Python data is treated in a similar manner to Parquet data but without column names (as there is no schema metadata). Columns that contain IP address data will be inferred as columns of strings. Column names are automatically generated in the same manner as for CSV files without headers.

The code below shows the frame’s schema as declared on creation.

frame = conn.create_table_frame(
  name   = 'graph__Table',
  schema = [['column_a', xgt.INT],
            ['column_b', xgt.IPADDRESS],
            ['column_c', xgt.LIST, xgt.TEXT]])

The raw Python input data is:

[[ 1, 128.0.0.1, [ "one" ]],
 [ 2, 128.0.0.2, [ "one", "two" ]],
 [ 3, 128.0.0.3, [ "one", "two", "three" ]]]

The inferred schema is:

schema = [['f0', xgt.INT],
  ['f1', xgt.TEXT],
  ['f2', xgt.LIST, xgt.TEXT]]

The fragment must be written using those column names:

WHERE python_data.f0 > 0
RETURN python_data.f0 + 10, python_data.f1, tail(python_data.f2)

The resulting data inserted into the frame is:

11, 128.0.0.1, [ ]
12, 128.0.0.2, [ "two" ]
13, 128.0.0.3, [ "two", "three" ]

Note that this example also illustrates how to process columns that contain lists. In this case, lists of strings.

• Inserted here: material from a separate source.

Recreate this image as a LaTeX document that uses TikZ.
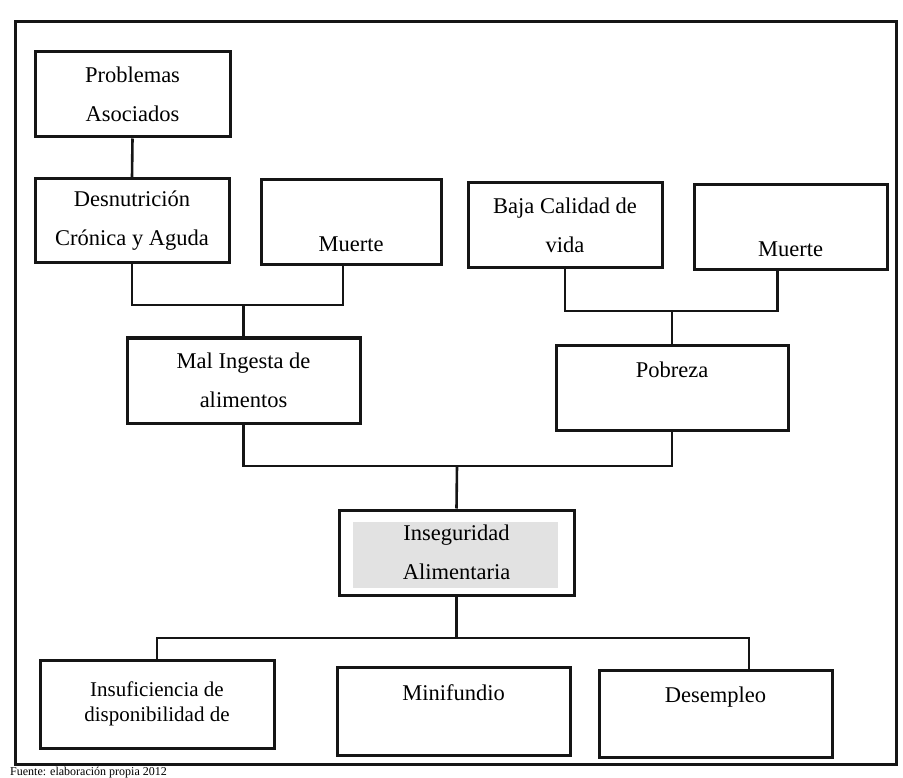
\documentclass[tikz,border=0pt]{standalone}
\usepackage{fontspec}
\setmainfont{Liberation Serif}
\usepackage{xcolor}
\usepackage{tikz}
\definecolor{inkblack}{HTML}{151515}
\definecolor{insgray}{HTML}{E2E2E2}

\begin{document}
\begin{tikzpicture}[x=1pt, y=-1pt,
    block/.style={rectangle, draw=inkblack, line width=3pt, align=center, inner sep=2pt, font=\fontsize{22.5}{39}\selectfont},
    link/.style={draw=inkblack, line width=2.6pt},
    frame/.style={draw=inkblack, line width=3pt}]
    \useasboundingbox (0,0) rectangle (903,778);
    \draw[frame] (15,22) rectangle (896,764);
    \node[block, minimum width=195pt, minimum height=85pt] (pa) at (132.5,94.5) {Problemas\\Asociados};
    \node[block, minimum width=194pt, minimum height=84pt] (dn) at (132,221) {Desnutrición\\Crónica y Aguda};
    \node[block, minimum width=180pt, minimum height=85pt, text height=59pt] (m1) at (351,222.5) {Muerte};
    \node[block, minimum width=194pt, minimum height=85pt] (bc) at (565,225.5) {Baja Calidad de\\vida};
    \node[block, minimum width=193pt, minimum height=85pt, text height=59pt] (m2) at (790.5,227.5) {Muerte};
    \node[block, minimum width=233pt, minimum height=85pt] (mi) at (243.5,380.5) {Mal Ingesta de\\alimentos};
    \node[block, minimum width=232pt, minimum height=85pt, text depth=36pt] (pb) at (672,387.5) {Pobreza};
    \node[block, minimum width=235pt, minimum height=85pt,
        path picture={\fill[insgray] ([shift={(14pt,-12pt)}]path picture bounding box.north west) rectangle ([shift={(-16pt,7pt)}]path picture bounding box.south east);}] (is) at (456.5,552.5) {Inseguridad\\Alimentaria};
    \node[block, minimum width=234pt, minimum height=88pt, font=\fontsize{21}{25}\selectfont] (ins) at (157,704) {Insuficiencia de\\disponibilidad de};
    \node[block, minimum width=233pt, minimum height=88pt, text depth=37pt] (mf) at (453.5,711) {Minifundio};
    \node[block, minimum width=233pt, minimum height=87pt, text depth=38pt] (de) at (715.5,713.5) {Desempleo};
    \node[anchor=base west, inner sep=0pt, font=\fontsize{12}{14}\selectfont] (src) at (10,775) {Fuente: elaboración propia 2012};
    % junctions of the tree
    \coordinate (j1) at (243.5,305);
    \coordinate (j2) at (672,311);
    \coordinate (j3) at (457,466);
    \coordinate (j4) at (456.5,638);
    \draw[link] (pa.south) -- (dn.north);
    \draw[link] (dn.south) |- (j1) -| ([xshift=-8pt]m1.south);
    \draw[link] (j1) -- (mi.north);
    \draw[link] (bc.south) |- (j2) -| ([xshift=-13pt]m2.south);
    \draw[link] (j2) -- (pb.north);
    \draw[link] (mi.south) |- (j3) -| (pb.south);
    \draw[link] (j3) -- (is.north);
    \draw[link] (is.south) -- (j4);
    \draw[link] (ins.north) |- (j4) -| ([xshift=33.5pt]de.north);
\end{tikzpicture}
\end{document}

2.20.5. Requirements for Output Columns

The RETURN clause in a TQL fragment specifies how the target frame’s columns will be populated for each row of raw input. The RETURN clause must have one entry per target frame column. Each entry must be of a type that is compatible with the exact type of the column via text encoding (see Encoding Text to Types).

If an output column does not matter or the fragment cannot compute it, then use the value NULL for that column. The exception is that key columns in vertex and edge frames cannot be NULL and must have a value.

Consider the following frame schema:

frame = conn.create_vertex_frame(
  name   = 'graph__Table',
  schema = [['col0', xgt.INT],
            ['col1', xgt.IPADDRESS],
            ['col2', xgt.LIST, xgt.TEXT]],
  key = 'col0')

Some examples of acceptable fragment output for this frame are:

RETURN a.f0, a.f1, a.f2
RETURN a.f0 + 2, "128.0.0.1", NULL
RETURN a.f0 / 4, a.f2, [ "one", "two" ]

2.20.6. Putting It All Together

Here is a full example of using TQL fragments to process input data as it is being inserted into a target frame.

Start with creating an empty vertex frame:

frame = conn.create_vertex_frame(
  name   = 'Systems',
  schema = [['id', xgt.INT],
            ['ipaddr', xgt.IPADDRESS],
            ['users', xgt.LIST, xgt.TEXT]],
  key = 'id')

We want to use IPv6 addresses for the entries in the Systems vertex frame. The source data has two 64-bit integer columns that will be used to construct the IPv6 address:

data = [[ 0, 1, 1, [ "alice" ] ],
        [ 1, 2, 2, [ "alice", "bob" ] ],
        [ 2, 3, 3, [ "bob", "charlie", "diana" ] ]]

This code inserts the data into the frame and process it into its target form using a TQL fragment:

frame.insert(data, row_filter = """
  WHERE size(input.f3) > 1
  RETURN input.f0, ipaddress(input.f1, input.f2), tail(input.f3)
  """)

The resulting entries in the Systems frame are:

1, ::2:0:0:0:2, [ "bob" ]
2, ::3:0:0:0:3, [ "charlie", "diana" ]

This example created rows with IPv6 addresses from the numeric entries as well as the tail of the input lists.

Consider another example using the same target frame and a CSV file with headers:

machine_id, ipaddr, users
10, '255.255.255.0', [ "u" ]
11, '255.255.255.1', [ "u", "v", "w" ]
12, '255.255.255.2', [ "x", "y", "z" ]
13, '255.255.255.3', [ "u", "a" ]

This code loads the data into the frame and filters it using a TQL fragment:

frame.load('xgtd://file.csv', row_filter = """
  WHERE "u" IN input.users
  RETURN input.machine_id, input.ipaddr, input.users
  """)

The resulting entries in the Systems frame are:

10, 255.255.255.0, [ "u" ]
11, 255.255.255.1, [ "u", "v", "w" ]
13, 255.255.255.3, [ "u", "a" ]

2.20.7. Interaction with Different Data Targets

All data targets supported by the save() and get_data() operations are supported directly when using TQL fragments.

  • Client CSV and Parquet files

  • Server CSV and Parquet files

  • Client data as Python list of lists, pandas DataFrames, or pyarrow Tables.

The schema for the frame automatically drives the data types of the computed output columns in the RETURN clause. The TQL AS clause can be used to rename output columns for targets like Parquet files, pandas DataFrames, pyarrow Tables or CSV files with headers.